Frequently Asked Questions
Is competitive intelligence the same as corporate espionage?
No. Competitive intelligence uses only legally and ethically obtained information from public sources — websites, filings, social media, press releases, and industry publications. Corporate espionage involves acquiring confidential information through illegal or deceptive means, such as hacking, bribery, or theft of trade secrets. The two practices are fundamentally different in both legality and methodology.
How often should competitive intelligence be updated?
The ideal frequency depends on industry dynamics. In fast-moving sectors such as SaaS, e-commerce, or consumer technology, monitoring should be near-continuous, with weekly synthesis. In more stable industries, monthly or quarterly reviews may be sufficient. The guiding principle is that intelligence should be updated frequently enough that strategic decisions are never based on outdated information.

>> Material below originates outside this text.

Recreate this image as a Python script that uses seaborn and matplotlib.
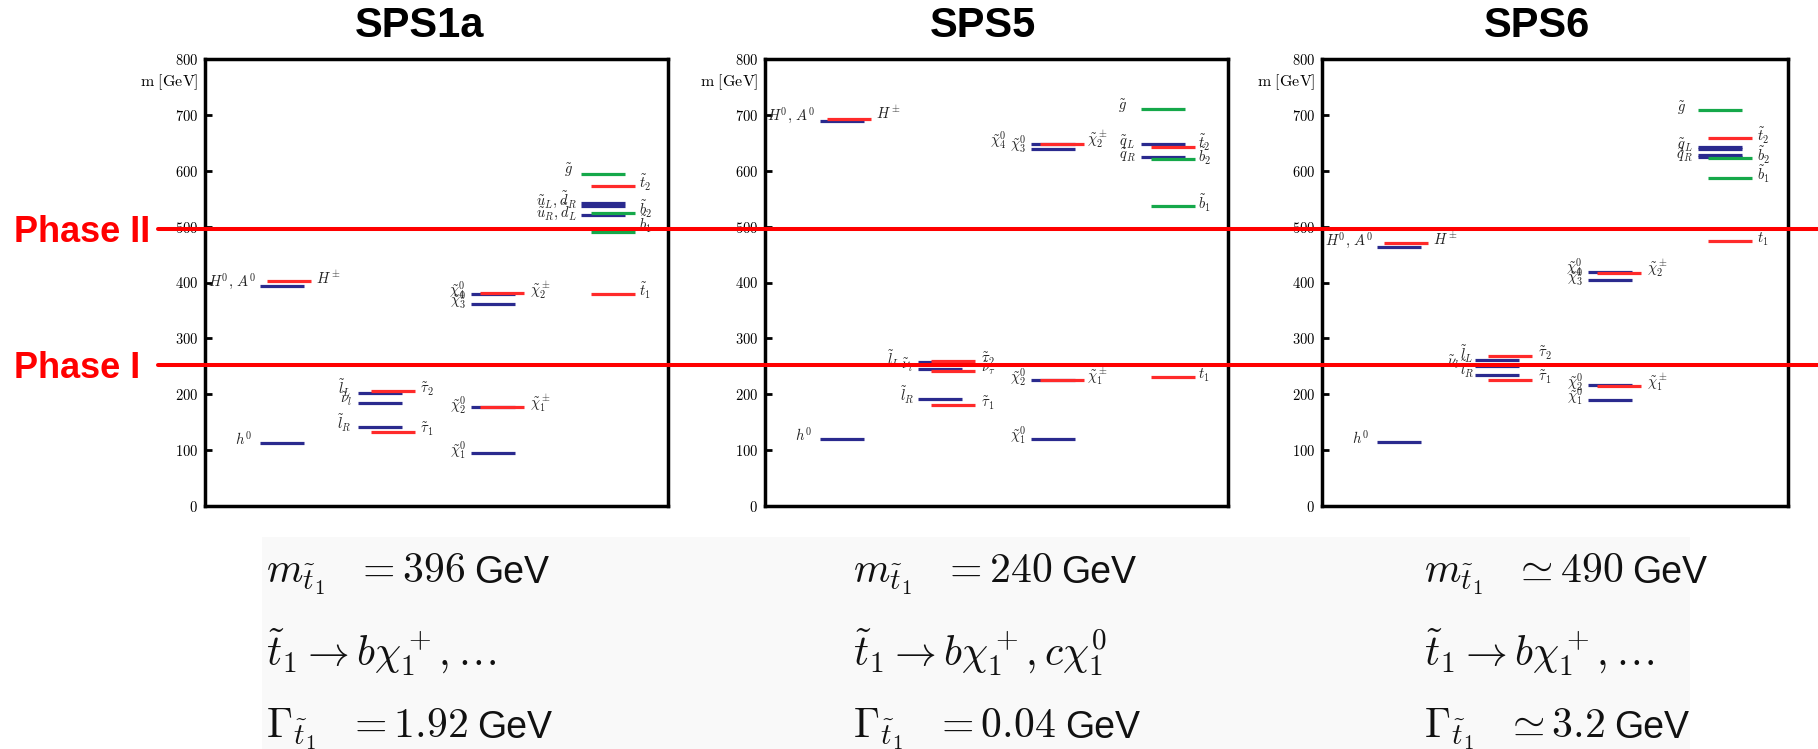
import matplotlib
matplotlib.use("Agg")
import matplotlib.pyplot as plt
import matplotlib.transforms as mtransforms
from matplotlib.lines import Line2D
from matplotlib.patches import Rectangle
import numpy as np
import pandas as pd
import seaborn as sns

# ---------------------------------------------------------------------------
# Mass spectra (GeV).  Column: 0 Higgs, 1 sleptons, 2 gauginos, 3 squarks/gluino
# ---------------------------------------------------------------------------
sps1a_names = ["h0", "H0A0", "Hpm", "lL", "nul", "lR", "tau2", "tau1",
               "chi10", "chi20", "chi30", "chi40", "chi1pm", "chi2pm",
               "gluino", "t2", "uL_dR", "uL_dR_b", "b2", "uR_dL", "b1", "t1"]
sps1a_cols = [0, 0, 0, 1, 1, 1, 1, 1, 2, 2, 2, 2, 2, 2, 3, 3, 3, 3, 3, 3, 3, 3]
sps1a_kind = ["blue", "blue", "red", "blue", "blue", "blue", "red", "red",
              "blue", "blue", "blue", "blue", "red", "red",
              "green", "red", "blue", "blue", "green", "blue", "green", "red"]
sps1a_mass = [113, 394, 402, 201.5, 185, 142, 206, 133,
              95, 177, 361, 380, 177, 382,
              595, 573, 543, 537, 524, 520, 491, 379]

sps5_names = ["h0", "H0A0", "Hpm", "lL", "nul", "lR", "tau2", "nutau", "tau1",
              "chi10", "chi20", "chi30", "chi40", "chi1pm", "chi2pm",
              "gluino", "qL", "t2", "qR", "b2", "b1", "t1"]
sps5_cols = [0, 0, 0, 1, 1, 1, 1, 1, 1, 2, 2, 2, 2, 2, 2, 3, 3, 3, 3, 3, 3, 3]
sps5_kind = ["blue", "blue", "red", "blue", "blue", "blue", "red", "red", "red",
             "blue", "blue", "blue", "blue", "red", "red",
             "green", "blue", "red", "blue", "green", "green", "red"]
sps5_mass = [120, 689, 693, 257.5, 245, 190.7, 259, 242, 180.6,
             120, 225.4, 639, 648.7, 225.4, 648.7,
             710, 647.5, 642.6, 624, 621.7, 536.4, 230]

sps6_names = ["h0", "H0A0", "Hpm", "lL", "nul", "lR", "tau2", "tau1",
              "chi10", "chi20", "chi30", "chi40", "chi1pm", "chi2pm",
              "gluino", "t2", "qL", "qL_b", "qR", "qR_b", "b2", "b1", "t1"]
sps6_cols = [0, 0, 0, 1, 1, 1, 1, 1, 2, 2, 2, 2, 2, 2, 3, 3, 3, 3, 3, 3, 3, 3, 3]
sps6_kind = ["blue", "blue", "red", "blue", "blue", "blue", "red", "red",
             "blue", "blue", "blue", "blue", "red", "red",
             "green", "red", "blue", "blue", "blue", "blue", "green", "green", "red"]
sps6_mass = [114.8, 464, 471, 262, 250, 234, 268, 226,
             189.5, 217.4, 404, 418.3, 215.6, 417,
             708, 658, 642, 638.5, 628, 625, 623, 587, 474]

titles = ["SPS1a", "SPS5", "SPS6"]

# Particle name labels: (tex, x offset in axis px, mass position, alignment)
sps1a_labels = [
    (r"$h^0$", 47, 120, "right"), (r"$H^0,\,A^0$", 51, 401, "right"),
    (r"$H^\pm$", 111, 408, "left"),
    (r"$\tilde{l}_L$", 147, 210, "right"), (r"$\tilde{\nu}_l$", 147, 190, "right"),
    (r"$\tilde{l}_R$", 147, 148, "right"),
    (r"$\tilde{\tau}_2$", 215, 209, "left"), (r"$\tilde{\tau}_1$", 215, 137, "left"),
    (r"$\tilde{\chi}_4^0$", 261, 386, "right"), (r"$\tilde{\chi}_3^0$", 261, 368, "right"),
    (r"$\tilde{\chi}_2^\pm$", 325, 386, "left"),
    (r"$\tilde{\chi}_2^0$", 261, 181, "right"), (r"$\tilde{\chi}_1^\pm$", 325, 184, "left"),
    (r"$\tilde{\chi}_1^0$", 261, 100, "right"),
    (r"$\tilde{g}$", 368, 601, "right"), (r"$\tilde{t}_2$", 434, 579, "left"),
    (r"$\tilde{u}_L,\tilde{d}_R$", 372, 548, "right"),
    (r"$\tilde{u}_R,\tilde{d}_L$", 372, 527, "right"),
    (r"$\tilde{b}_2$", 434, 531, "left"), (r"$\tilde{b}_1$", 434, 503, "left"),
    (r"$\tilde{t}_1$", 434, 385, "left"),
]
sps5_labels = [
    (r"$h^0$", 47, 127, "right"), (r"$H^0,\,A^0$", 50, 698, "right"),
    (r"$H^\pm$", 111, 703, "left"),
    (r"$\tilde{l}_L$", 136, 262, "right"), (r"$\tilde{\nu}_l$", 148, 252, "right"),
    (r"$\tilde{l}_R$", 150, 198, "right"),
    (r"$\tilde{\tau}_2$", 216, 262, "left"), (r"$\tilde{\nu}_\tau$", 216, 246, "left"),
    (r"$\tilde{\tau}_1$", 216, 184, "left"),
    (r"$\tilde{\chi}_4^0$", 242, 655, "right"), (r"$\tilde{\chi}_3^0$", 261, 647, "right"),
    (r"$\tilde{\chi}_2^\pm$", 322, 656, "left"),
    (r"$\tilde{\chi}_2^0$", 261, 231, "right"), (r"$\tilde{\chi}_1^\pm$", 322, 232, "left"),
    (r"$\tilde{\chi}_1^0$", 261, 127, "right"),
    (r"$\tilde{g}$", 362, 715, "right"),
    (r"$\tilde{q}_L$", 370, 651, "right"), (r"$\tilde{q}_R$", 371, 627, "right"),
    (r"$\tilde{t}_2$", 433, 649, "left"), (r"$\tilde{b}_2$", 433, 626, "left"),
    (r"$\tilde{b}_1$", 433, 541, "left"), (r"$\tilde{t}_1$", 433, 236, "left"),
]
sps6_labels = [
    (r"$h^0$", 47, 122, "right"), (r"$H^0,\,A^0$", 51, 474, "right"),
    (r"$H^\pm$", 111, 479, "left"),
    (r"$\tilde{l}_L$", 152, 271, "right"), (r"$\tilde{\nu}_l$", 137, 257, "right"),
    (r"$\tilde{l}_R$", 153, 244, "right"),
    (r"$\tilde{\tau}_2$", 216, 273, "left"), (r"$\tilde{\tau}_1$", 216, 230, "left"),
    (r"$\tilde{\chi}_4^0$", 261, 428, "right"), (r"$\tilde{\chi}_3^0$", 261, 410, "right"),
    (r"$\tilde{\chi}_2^\pm$", 325, 426, "left"),
    (r"$\tilde{\chi}_2^0$", 261, 222, "right"), (r"$\tilde{\chi}_1^0$", 261, 197, "right"),
    (r"$\tilde{\chi}_1^\pm$", 325, 222, "left"),
    (r"$\tilde{g}$", 364, 712, "right"), (r"$\tilde{t}_2$", 435, 663, "left"),
    (r"$\tilde{q}_L$", 371, 646, "right"), (r"$\tilde{q}_R$", 371, 627, "right"),
    (r"$\tilde{b}_2$", 435, 628, "left"), (r"$\tilde{b}_1$", 435, 593, "left"),
    (r"$\tilde{t}_1$", 435, 480, "left"),
]

# Light-stop summary lines under each panel: (math part, unit)
stop_mass_text = [(r"$m_{\tilde{t}_1}\;\;\,=396$", "GeV"),
                  (r"$m_{\tilde{t}_1}\;\;\,=240$", "GeV"),
                  (r"$m_{\tilde{t}_1}\;\;\,\simeq490$", "GeV")]
stop_decay_text = [(r"$\tilde{t}_1\rightarrow b\chi_1^+,\ldots$", ""),
                   (r"$\tilde{t}_1\rightarrow b\chi_1^+,c\chi_1^0$", ""),
                   (r"$\tilde{t}_1\rightarrow b\chi_1^+,\ldots$", "")]
stop_width_text = [(r"$\Gamma_{\tilde{t}_1}\;\;\,=1.92$", "GeV"),
                   (r"$\Gamma_{\tilde{t}_1}\;\;\,=0.04$", "GeV"),
                   (r"$\Gamma_{\tilde{t}_1}\;\;\,\simeq3.2$", "GeV")]

# Reach thresholds (GeV)
phase_names = ["Phase I", "Phase II"]
phase_levels = [252, 495]

# ---------------------------------------------------------------------------
sns.set_theme(style="white")
plt.rcParams["mathtext.fontset"] = "cm"
plt.rcParams["font.family"] = ["Liberation Sans", "DejaVu Sans"]

W, H = 1818, 749
fig = plt.figure(figsize=(W / 100, H / 100), dpi=100)
fig.patch.set_facecolor("white")

palette = {"blue": "#2a2a8e", "green": "#15a84a", "red": "#ff2a2a"}
seg_len = 44
col_start = [55, 153, 266, 376]
col_shift = [7, 13, 9, 10]

panels = [
    (sps1a_names, sps1a_cols, sps1a_kind, sps1a_mass, sps1a_labels),
    (sps5_names, sps5_cols, sps5_kind, sps5_mass, sps5_labels),
    (sps6_names, sps6_cols, sps6_kind, sps6_mass, sps6_labels),
]
panel_px = [(205, 463), (765, 463), (1322, 466)]
top_px, bot_px = 59, 506
title_cx = [420, 983, 1537]

axes = []
for (names, cols, kinds, masses, labels), (lpx, wpx), title, tcx in zip(
        panels, panel_px, titles, title_cx):
    ax = fig.add_axes([lpx / W, 1 - bot_px / H, wpx / W, (bot_px - top_px) / H])
    axes.append(ax)

    rows = []
    for i, (n, c, k, m) in enumerate(zip(names, cols, kinds, masses)):
        lane = 0 if (k == "blue" or n == "gluino") else 1
        x0 = col_start[c] + lane * col_shift[c]
        rows.append({"seg": i, "kind": k, "x": x0, "mass": m})
        rows.append({"seg": i, "kind": k, "x": x0 + seg_len, "mass": m})
    seg = pd.DataFrame(rows)
    sns.lineplot(data=seg, x="x", y="mass", hue="kind", units="seg",
                 estimator=None, sort=False, palette=palette,
                 hue_order=["blue", "green", "red"], linewidth=2.3,
                 legend=False, ax=ax, solid_capstyle="butt")

    for tex, x, y, ha in labels:
        ax.text(x, y, tex, ha=ha, va="center", fontsize=10.5, color="#222222")

    ax.set_xlim(0, wpx)
    ax.set_ylim(0, 800)
    ax.set_xlabel("")
    ax.set_ylabel("")
    ax.set_xticks([])
    ticks = np.arange(0, 801, 100)
    ax.set_yticks(ticks)
    ax.set_yticklabels([f"${t}$" for t in ticks])
    ax.tick_params(axis="y", left=True, direction="in", length=5, width=2,
                   pad=5, labelsize=10.5, colors="black")
    ax.text(-7, 758, r"$\mathrm{m\ [GeV]}$", ha="right", va="center",
            fontsize=11.5, color="black", clip_on=False)
    for sp in ax.spines.values():
        sp.set_visible(True)
        sp.set_color("black")
        sp.set_linewidth(2.5)
    ax.set_facecolor("white")

    fig.text(tcx / W, 1 - 37 / H, title, ha="center", va="baseline",
             fontsize=30, fontweight="bold", color="black")

# Background panel behind the summary text
fig.add_artist(Rectangle((262 / W, 0), (1690 - 262) / W, (H - 537) / H,
                         transform=fig.transFigure, facecolor="#f9f9f9",
                         edgecolor="none", zorder=-5))

renderer = fig.canvas.get_renderer()
text_x = [266, 853, 1424]
row_base = [583, 665, 738]
for col, xs in enumerate(text_x):
    for r, (math, unit) in enumerate([stop_mass_text[col], stop_decay_text[col],
                                      stop_width_text[col]]):
        t = fig.text(xs / W, 1 - row_base[r] / H, math, ha="left",
                     va="baseline", fontsize=30, color="#111111")
        if unit:
            bb = t.get_window_extent(renderer)
            fig.text((bb.x1 + 9) / W, 1 - row_base[r] / H, unit, ha="left",
                     va="baseline", fontsize=27, color="#111111")

# Phase reach lines spanning all panels
blend = mtransforms.blended_transform_factory(fig.transFigure, axes[0].transData)
shift = mtransforms.ScaledTranslation(0, -13 / 100, fig.dpi_scale_trans)
for name, lvl in zip(phase_names, phase_levels):
    fig.add_artist(Line2D([158 / W, 1.0], [lvl, lvl], transform=blend,
                          color="#ff0000", linewidth=2.9, zorder=10))
    fig.text(14 / W, lvl, name, transform=blend + shift, ha="left",
             va="baseline", fontsize=26, fontweight="bold", color="#ff0000")

fig.savefig("out.png", dpi=100, facecolor="white")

What is the best starting point for a business new to competitive intelligence?
Start with a single, clearly defined objective — for example, understanding why the business is losing deals to a specific competitor. Then identify two to three core data sources relevant to that objective: the competitor’s website, a review platform, and an SEO tool. Conduct a structured analysis using SWOT or Porter’s Four Corners. Once the first cycle is complete, expand the scope incrementally. A focused CI practice built on one objective is far more valuable than a broad surveillance effort with no clear purpose.
Can small businesses use competitive intelligence effectively?
Yes. Many of the most powerful CI techniques require nothing more than free or low-cost tools and a few hours per month. Google Alerts, a free SEMrush account, and direct monitoring of competitor websites and social media profiles provide substantial intelligence at minimal cost. The discipline of systematically reviewing and acting on that data is more important than the size of the CI budget.